Physical control we all know. You are crushing your opponent in the most devasting mount on the mat. They attempt to bump and move. Possibly even bench press you. But you stand victorious in your dominant position. This is physical control.
Decision control is when your decision forces a reaction. In a game of chess, if you threaten the king, the rules dictate the opponent must move the king. You have forced that move. If you threaten the queen, your opponent could accept the loss, but strategically this would be a poor decision. What if you threatened a knight or a pawn? These decisions start to become less obvious as the consequences change. So to in Jiu Jitsu. Can you force your opponent to make a decision by threatening their position? The nature of that threat will impact your opponent’s decision making process. Understanding this concept and using it effectively is decision control.
Gaining Momentum
We have touched on degrees of control, and types of control. When moving throughout the control landscape you need to create control momentum. Control momentum is when from one phase of the exchange to the next, you use your control to increase your level of control in the next phase. You are gaining more and more control as you progress towards a finish. Thought differently, we could call this exponential control progressions, but let’s keep this as simple as possible.
One example of momentum control would be to move from side control to mount with an underhook in place. Moving from side to mount is an increase in control from a hierarchy standpoint, but it becomes significantly more dominant when you make the transition with an underhook. In fact, top side with inside control is arguably better than mount with no inside control.
That is an example of using physical control to gain momentum.
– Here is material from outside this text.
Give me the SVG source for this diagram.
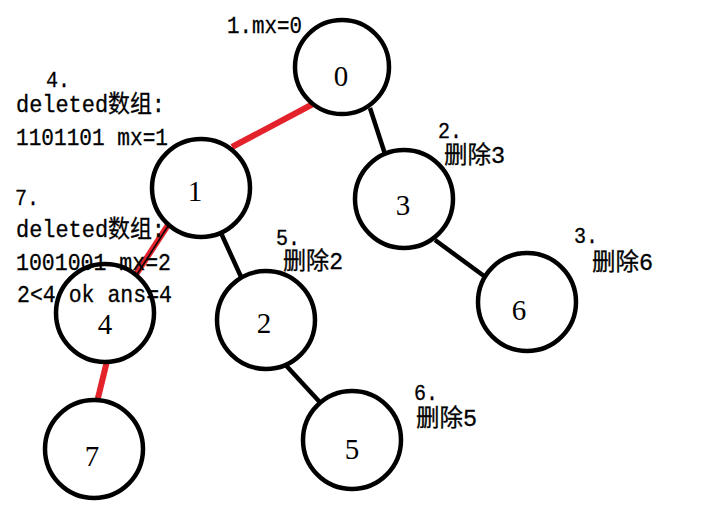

From mount, if you then threatened a choke and made your opponent stop framing your hips to start defending the choke, you are now using decision control. Even if the choke isn’t close to being successful, its existence forces a move.
Losing Momentum
This idea of momentum control seems simple enough, but it’s a concept that will help you make better decisions. As an example, you are in mount and go for an arm bar. Do you fall back? Do you stay on top? Is there a different attack that allows you to maintain top position?
If you fall back on the attack and lose the arm, you are now in bottom position, or best case scenario scrambling back to the top. Even if you are able to transition to an offensive guard position, you have just given up considerable control of your opponent. This is losing momentum.
Take this concept and build out your decision trees. Are your connections creating control momentum? Not all games will, but know the games that do so that you can use them when it matters most.